Speech synthesis Engine
Speech Synthesis Engine
Speech synthesis refers to artificially synthesizing human voices, sometimes referred to as text-to-speech (TTS) for its conversion from text to speech.
AI Suite’s speech synthesis engine learns human voices and artificially creates human voices with tone and intonation similar to those learned from a given sentence. In particular, speech synthesis models can be created with voices reflecting the characteristics of each user by learning real-time the voice files of specific individuals or domains, along with the voices of the models already learned. The speech synthesis engine can be used for various AI services by providing these learned models as individual services through End-Point.
Natural and fast speech synthesis
This learning method learns the voice data of real people to provide stable voice quality and high speech synthesis quality.
In addition, the speech synthesis process is put in parallel to obtain a speed at which commercial services can be implemented.
Highly efficient personalized speech synthesis
This is an advantage of high-efficiency, since it reduces the cost of large-scale voice transcription operations.
Domain-specific Korean notation conversion and speech synthesis
Main features and specifications
The functions of the speech synthesis engine can largely be divided into two areas, i.e., learning management and service management. The learning management area creates or manages a new speech synthesized model by learning specific voice data. The service management area is responsible for turning the speech synthesis model learned through the engine into a service and distributing and managing it, so that other service applications can access and use it
< Speech recognition engine system construction >
Learning data management
Saltlux uses a speaker adaptation method using transfer learning technology to realize personalized service for speech synthesis. The transfer learning is a method to learn a new model with similar problems is trained by using existing, well-trained models. Since the transfer learning increases the learning efficiency of the new model, it can achieve high performance by fine-tuning the weight values of the already learned model in a meaningful way even with a small amount of data. By basing itself on A model which is well-learned by a sufficient amount of data, the transfer learning is able to learn efficiently the voice of B which has insufficient amount of data.

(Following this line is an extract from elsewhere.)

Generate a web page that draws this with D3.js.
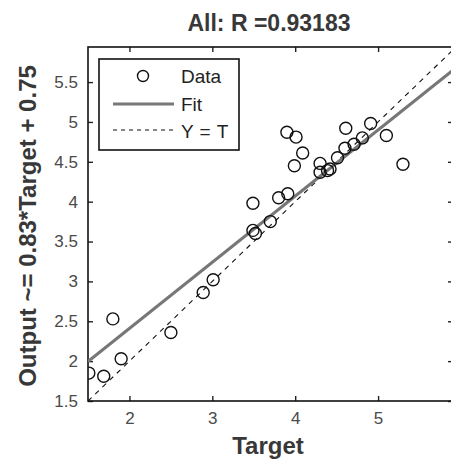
<!DOCTYPE html>
<html><head><meta charset="utf-8">
<script src="https://cdn.jsdelivr.net/npm/d3@7"></script>
<style>body{margin:0;background:#fff;}svg{display:block;}</style>
</head><body>
<svg id="c" width="451" height="459"></svg>
<script>
const targets = [1.51,1.69,1.80,1.90,2.50,2.89,3.01,3.49,3.52,3.49,3.70,3.80,3.91,3.90,4.01,4.09,3.99,4.30,4.30,4.39,4.42,4.51,4.60,4.61,4.71,4.81,4.91,5.10,5.30];
const outputs = [1.85,1.81,2.53,2.03,2.36,2.86,3.02,3.64,3.60,3.98,3.75,4.05,4.10,4.87,4.81,4.61,4.45,4.37,4.48,4.39,4.41,4.55,4.67,4.92,4.72,4.80,4.98,4.83,4.47];
const xTicks = [2,3,4,5];
const yTicks = [1.5,2,2.5,3,3.5,4,4.5,5,5.5];
const fitSlope = 0.83, fitIntercept = 0.75;
const lim = [1.5, 5.94];
const titleText = "All: R =0.93183";
const xLabel = "Target";
const yLabel = "Output ~= 0.83*Target + 0.75";
const legendItems = ["Data","Fit","Y = T"];

const FONT = "Liberation Sans, Arial, sans-serif";
const svg = d3.select("#c");
const L=88, R=456, T=47, B=401;
const x = d3.scaleLinear().domain(lim).range([L,R]);
const y = d3.scaleLinear().domain(lim).range([B,T]);

svg.append("defs").append("clipPath").attr("id","pc").append("rect")
  .attr("x",L).attr("y",T).attr("width",R-L).attr("height",B-T);

const tick = 5;
const styleTicks = g=>{g.select(".domain").remove();g.selectAll("line").attr("stroke","#222").attr("stroke-width",1.4);};
const ax = svg.append("g").attr("font-family",FONT);
ax.append("g").attr("transform",`translate(0,${B})`)
  .call(d3.axisBottom(x).tickValues(xTicks).tickSizeInner(-tick).tickSizeOuter(0).tickPadding(11).tickFormat(d3.format("d")))
  .call(styleTicks)
  .call(g=>g.selectAll("text").attr("fill","#4a4a4a").attr("font-size",17).attr("dy","0.71em"));
ax.append("g").attr("transform",`translate(0,${T})`)
  .call(d3.axisTop(x).tickValues(xTicks).tickSizeInner(-tick).tickSizeOuter(0).tickFormat(""))
  .call(styleTicks);
ax.append("g").attr("transform",`translate(${L},0)`)
  .call(d3.axisLeft(y).tickValues(yTicks).tickSizeInner(-tick).tickSizeOuter(0).tickPadding(10).tickFormat(d3.format("")))
  .call(styleTicks)
  .call(g=>g.selectAll("text").attr("fill","#4a4a4a").attr("font-size",17));
ax.append("g").attr("transform",`translate(${R},0)`)
  .call(d3.axisRight(y).tickValues(yTicks).tickSizeInner(-tick-3).tickSizeOuter(0).tickFormat(""))
  .call(styleTicks);

svg.append("rect").attr("x",L).attr("y",T).attr("width",R-L).attr("height",B-T)
  .attr("fill","none").attr("stroke","#111").attr("stroke-width",1.6);

const plot = svg.append("g").attr("clip-path","url(#pc)");
plot.append("line").attr("x1",x(lim[0])).attr("y1",y(lim[0])).attr("x2",x(lim[1])).attr("y2",y(lim[1]))
  .attr("stroke","#111").attr("stroke-width",1.1).attr("stroke-dasharray","5,5");
plot.append("line").attr("x1",x(lim[0])).attr("y1",y(fitSlope*lim[0]+fitIntercept))
  .attr("x2",x(lim[1])).attr("y2",y(fitSlope*lim[1]+fitIntercept))
  .attr("stroke","#777").attr("stroke-width",3);
plot.selectAll("circle.d").data(targets.map((t,i)=>[t,outputs[i]])).join("circle")
  .attr("class","d").attr("cx",d=>x(d[0])).attr("cy",d=>y(d[1])).attr("r",6)
  .attr("fill","none").attr("stroke","#111").attr("stroke-width",1.4);

// legend
const lg = svg.append("g").attr("font-family",FONT).attr("font-size",19);
lg.append("rect").attr("x",99).attr("y",59).attr("width",140).attr("height",91)
  .attr("fill","#fff").attr("stroke","#111").attr("stroke-width",1.6);
lg.append("circle").attr("cx",143).attr("cy",76).attr("r",5.5).attr("fill","none").attr("stroke","#111").attr("stroke-width",1.4);
lg.append("line").attr("x1",113).attr("x2",174).attr("y1",104).attr("y2",104).attr("stroke","#777").attr("stroke-width",3);
lg.append("line").attr("x1",113).attr("x2",176).attr("y1",130).attr("y2",130).attr("stroke","#111").attr("stroke-width",1.1).attr("stroke-dasharray","4,4");
[[76,0],[104,0],[131,0.5]].forEach(([yy,ls],i)=>{
  lg.append("text").attr("x",181).attr("y",yy).attr("dy","0.36em").attr("fill","#222")
    .attr("letter-spacing",ls).text(legendItems[i]);
});

// title and axis labels
svg.append("text").attr("x",269).attr("y",31).attr("text-anchor","middle")
  .attr("font-family",FONT).attr("font-weight","bold").attr("font-size",23)
  .attr("fill","#383838").text(titleText);
svg.append("text").attr("x",268).attr("y",454).attr("text-anchor","middle")
  .attr("font-family",FONT).attr("font-weight","bold").attr("font-size",24)
  .attr("fill","#383838").text(xLabel);
svg.append("text").attr("transform","translate(36,226) rotate(-90)").attr("text-anchor","middle")
  .attr("font-family",FONT).attr("font-weight","bold").attr("font-size",24)
  .attr("fill","#383838").text(yLabel);
</script>
</body></html>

If there is a big difference between the distributions of pre-learned model A and model B to be learned additionally during transfer learning, the speech synthesis performance will be greatly reduced. To solve this data mismatch, Saltlux adds a Semi-Supervised Learning method which pre-learned only a portion of the speech synthesis network by using data gathered for tens of hours comprised of multiple human voices. Semi-supervised learning is carried out with voice data only, without transcription data, which is similar in principle with humans learn to speak before they learn to write. Saltlux applies a semi-supervised learning model along with the transfer learning to speech synthesis, thus dramatically reducing learning time and maximizing speech synthesis performance. Saltlux’s speech synthesis engine is now capable of generating high-quality voices by learning a specific person’s voice with 30 minutes of voice data.